Oil prices (LCOc1) have more than halved since the middle of last year, pushing British inflation to a 14-year low of 0.5 percent and causing two BoE policymakers earlier this month to drop their calls for higher interest rates.

Forbes, who joined the MPC in July, said inflation might fall further in the near term, but added that cheap oil and strong growth in the United States could boost British consumption, eventually necessitating interest rate hikes.

She also outlined another risk in which the British economy absorbs the impact of sterling's recent appreciation more quickly than the BoE predicted.

While this would push inflation down strongly in the short-term, "by the end of 2016 it would be higher than in the baseline (scenario) and above the 2 percent inflation target", Forbes said.

Some of Forbes's comments are similar to those of BoE Governor Mark Carney, who said on Friday that it would be best to look through the effects of falling oil prices on inflation.

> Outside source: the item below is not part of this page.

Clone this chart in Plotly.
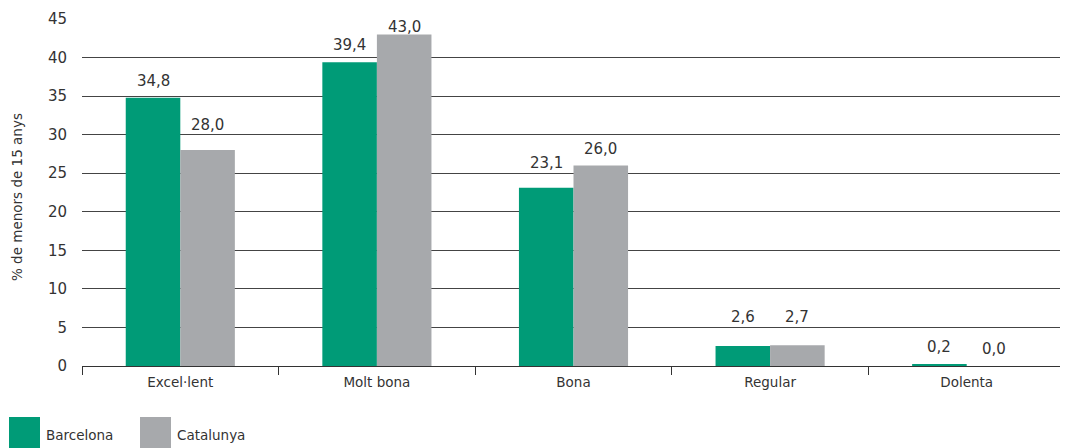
import plotly.graph_objects as go

categories = ["Excel·lent", "Molt bona", "Bona", "Regular", "Dolenta"]
barcelona = [34.8, 39.4, 23.1, 2.6, 0.2]
catalunya = [28.0, 43.0, 26.0, 2.7, 0.0]
series_names = ["Barcelona", "Catalunya"]
y_ticks = [0, 5, 10, 15, 20, 25, 30, 35, 40, 45]
y_title = "% de menors de 15 anys"

GREEN = "#009B77"
GRAY = "#A7A9AC"
TXT = "#333333"
FONT = "DejaVu Sans, Liberation Sans, sans-serif"
BARGAP = 0.445
Y_MAX = 45

def fmt(v):
    return f"{v:.1f}".replace(".", ",")

fig = go.Figure()
for name, vals, col in [(series_names[0], barcelona, GREEN), (series_names[1], catalunya, GRAY)]:
    fig.add_trace(go.Bar(
        x=categories, y=vals, name=name, marker=dict(color=col, line=dict(width=0)),
        showlegend=False,
    ))

# page has an 8px body margin; figure is sized/placed to compensate
W, H = 1060, 440
ML, MR, MT, MB = 74, 3, 11, 82
fig.update_layout(
    width=W, height=H,
    margin=dict(l=ML, r=MR, t=MT, b=MB, autoexpand=False),
    paper_bgcolor="white", plot_bgcolor="white",
    barmode="group", bargap=BARGAP, bargroupgap=0,
    font=dict(family=FONT, size=14, color=TXT),
)
fig.update_xaxes(
    type="category", automargin=False, showline=True, linecolor="#333333", linewidth=1,
    tickson="boundaries", ticks="outside", ticklen=8, tickcolor="#333333",
    ticklabelstandoff=4,
    tickfont=dict(size=13.5, color=TXT), showgrid=False, zeroline=False,
)
fig.update_yaxes(
    range=[0, Y_MAX], tickvals=y_ticks, automargin=False, showgrid=True,
    gridcolor="#444444", gridwidth=1,
    zeroline=False, showline=False, ticks="", ticklabelstandoff=14,
    tickfont=dict(size=15, color=TXT),
)

# value labels above bars, nudged off gridlines (as in the original layout)
plot_w = W - ML - MR
plot_h = H - MT - MB
units_per_px = Y_MAX / plot_h
half_bar = plot_w / len(categories) * (1 - BARGAP) / 4

def label_y(v):
    y = v + 17 * units_per_px
    g = min(y_ticks, key=lambda t: abs(t - y))
    if g > 0 and abs(y - g) < 8 * units_per_px:
        y = g + 10 * units_per_px
        if y > Y_MAX - 8 * units_per_px:
            y = g - 8 * units_per_px
    return y

for vals, sgn in [(barcelona, -1), (catalunya, 1)]:
    for c, v in zip(categories, vals):
        fig.add_annotation(x=c, y=label_y(v), text=fmt(v), showarrow=False,
                           xshift=sgn * half_bar,
                           xanchor="center", yanchor="middle",
                           font=dict(size=15, color=TXT, family=FONT))

def px_x(p):
    return (p - 82) / 983.0

def px_y(p):
    return (366 - p) / 347.0

fig.add_annotation(xref="paper", yref="paper", x=px_x(17), y=px_y(197),
                   text=y_title, textangle=-90, showarrow=False,
                   xanchor="center", yanchor="middle",
                   font=dict(size=13.5, color=TXT, family=FONT))

legend_items = [(series_names[0], GREEN, 9), (series_names[1], GRAY, 140)]
for name, col, x0 in legend_items:
    fig.add_shape(type="rect", xref="paper", yref="paper",
                  x0=px_x(x0), x1=px_x(x0 + 31), y0=px_y(417), y1=px_y(448),
                  fillcolor=col, line=dict(width=0))
    fig.add_annotation(xref="paper", yref="paper", x=px_x(x0 + 35), y=px_y(435),
                       text=name, showarrow=False, xanchor="left", yanchor="middle",
                       font=dict(size=13.5, color=TXT, family=FONT))

fig.write_html("out.html")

He said rates would need to rise over the course of the next three years, to stop inflation from overshooting the bank's 2 percent target.

By contrast, the U.S. Federal Reserve looks on track to hike interest rates much sooner -- probably around June, according to a Reuters poll earlier this month -- and Forbes said this would have to be watched closely.

"Whenever one large developed country starts to raise rates, that is going to be a wake-up call to investors and markets that at least in some economies the era of very low rates, very cheap credit, is starting to come to an end," she said in a separate interview with the Wall Street Journal published on Monday.